▸ **Aim**
Nothing but the lines from the top of the data to the line holding "(0,0) rectangle (829,794);" should be printed, word for word and both ends included; leave the pictures out.

▸ **Given data**
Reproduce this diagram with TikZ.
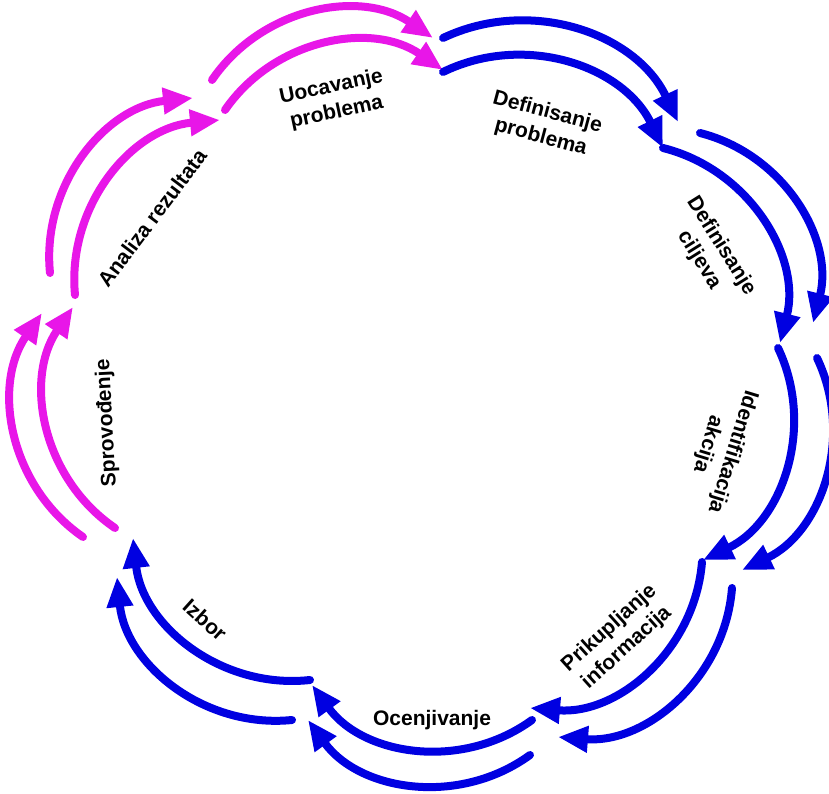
\documentclass[tikz,border=0pt]{standalone}
\usepackage{fontspec}
\setmainfont{Liberation Sans}
\usetikzlibrary{arrows.meta}
\definecolor{cycmag}{RGB}{232,22,232}
\definecolor{cycblue}{RGB}{0,0,225}
\begin{document}
\begin{tikzpicture}[x=1pt,y=1pt,
  flow/.style={line width=8pt, line cap=round,
    -{Triangle[length=30pt,width=25pt]}},
  phase/.style={font=\bfseries\fontsize{21}{26}\selectfont, align=center, text=black, inner sep=0pt}]
\useasboundingbox (0,0) rectangle (829,794);

% inner ring end points
\coordinate (uoc-is) at (225,684);  \coordinate (uoc-ie) at (443,724);
\coordinate (dfp-is) at (443,722);  \coordinate (dfp-ie) at (663,646);
\coordinate (dfc-is) at (663,646);  \coordinate (dfc-ie) at (780,451);
\coordinate (ida-is) at (778,446);  \coordinate (ida-ie) at (703,234);
\coordinate (pri-is) at (702,232);  \coordinate (pri-ie) at (530,86);
\coordinate (oce-is) at (532,74);   \coordinate (oce-ie) at (312,109);
\coordinate (izb-is) at (310,114);  \coordinate (izb-ie) at (133,256);
\coordinate (spr-is) at (115,266);  \coordinate (spr-ie) at (73,487);
\coordinate (ana-is) at (75,499);   \coordinate (ana-ie) at (220,674);
% outer ring end points
\coordinate (uoc-os) at (212,714);  \coordinate (uoc-oe) at (433,756);
\coordinate (dfp-os) at (443,756);  \coordinate (dfp-oe) at (678,672);
\coordinate (dfc-os) at (700,661);  \coordinate (dfc-oe) at (813,471);
\coordinate (ida-os) at (817,436);  \coordinate (ida-oe) at (742,224);
\coordinate (pri-os) at (732,206);  \coordinate (pri-oe) at (558,57);
\coordinate (oce-os) at (530,39);   \coordinate (oce-oe) at (308,74);
\coordinate (izb-os) at (292,74);   \coordinate (izb-oe) at (117,217);
\coordinate (spr-os) at (83,257);   \coordinate (spr-oe) at (42,481);
\coordinate (ana-os) at (50,521);   \coordinate (ana-oe) at (193,696);

% magenta phases
\foreach \p in {uoc,spr,ana}{
  \draw[flow, cycmag] (\p-is) to[bend left=45] (\p-ie);
  \draw[flow, cycmag] (\p-os) to[bend left=45] (\p-oe);
}
% blue phases
\foreach \p in {dfp,dfc,ida,pri,oce,izb}{
  \draw[flow, cycblue] (\p-is) to[bend left=45] (\p-ie);
  \draw[flow, cycblue] (\p-os) to[bend left=45] (\p-oe);
}

% phase labels
\node[phase, rotate=12]   (l-uoc) at (334,694) {Uocavanje\\problema};
\node[phase, rotate=-15]  (l-dfp) at (544,669) {Definisanje\\problema};
\node[phase, rotate=-58]  (l-dfc) at (710,541) {Definisanje\\ciljeva};
\node[phase, rotate=-107] (l-ida) at (720,346) {Identifikacija\\akcija};
\node[phase, rotate=42]   (l-pri) at (618,156) {Prikupljanje\\informacija};
\node[phase]              (l-oce) at (432,74)  {Ocenjivanje};
\node[phase, rotate=-42]  (l-izb) at (205,174) {Izbor};
\node[phase, rotate=93]   (l-spr) at (107,371) {Sprovođenje};
\node[phase, rotate=53]   (l-ana) at (152,576) {Analiza rezultata};
\end{tikzpicture}
\end{document}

▸ **Solved exercise**
Reproduce this diagram with TikZ.
\documentclass[tikz,border=0pt]{standalone}
\usepackage{fontspec}
\setmainfont{Liberation Sans}
\usetikzlibrary{arrows.meta}
\definecolor{cycmag}{RGB}{232,22,232}
\definecolor{cycblue}{RGB}{0,0,225}
\begin{document}
\begin{tikzpicture}[x=1pt,y=1pt,
  flow/.style={line width=8pt, line cap=round,
    -{Triangle[length=30pt,width=25pt]}},
  phase/.style={font=\bfseries\fontsize{21}{26}\selectfont, align=center, text=black, inner sep=0pt}]
\useasboundingbox (0,0) rectangle (829,794);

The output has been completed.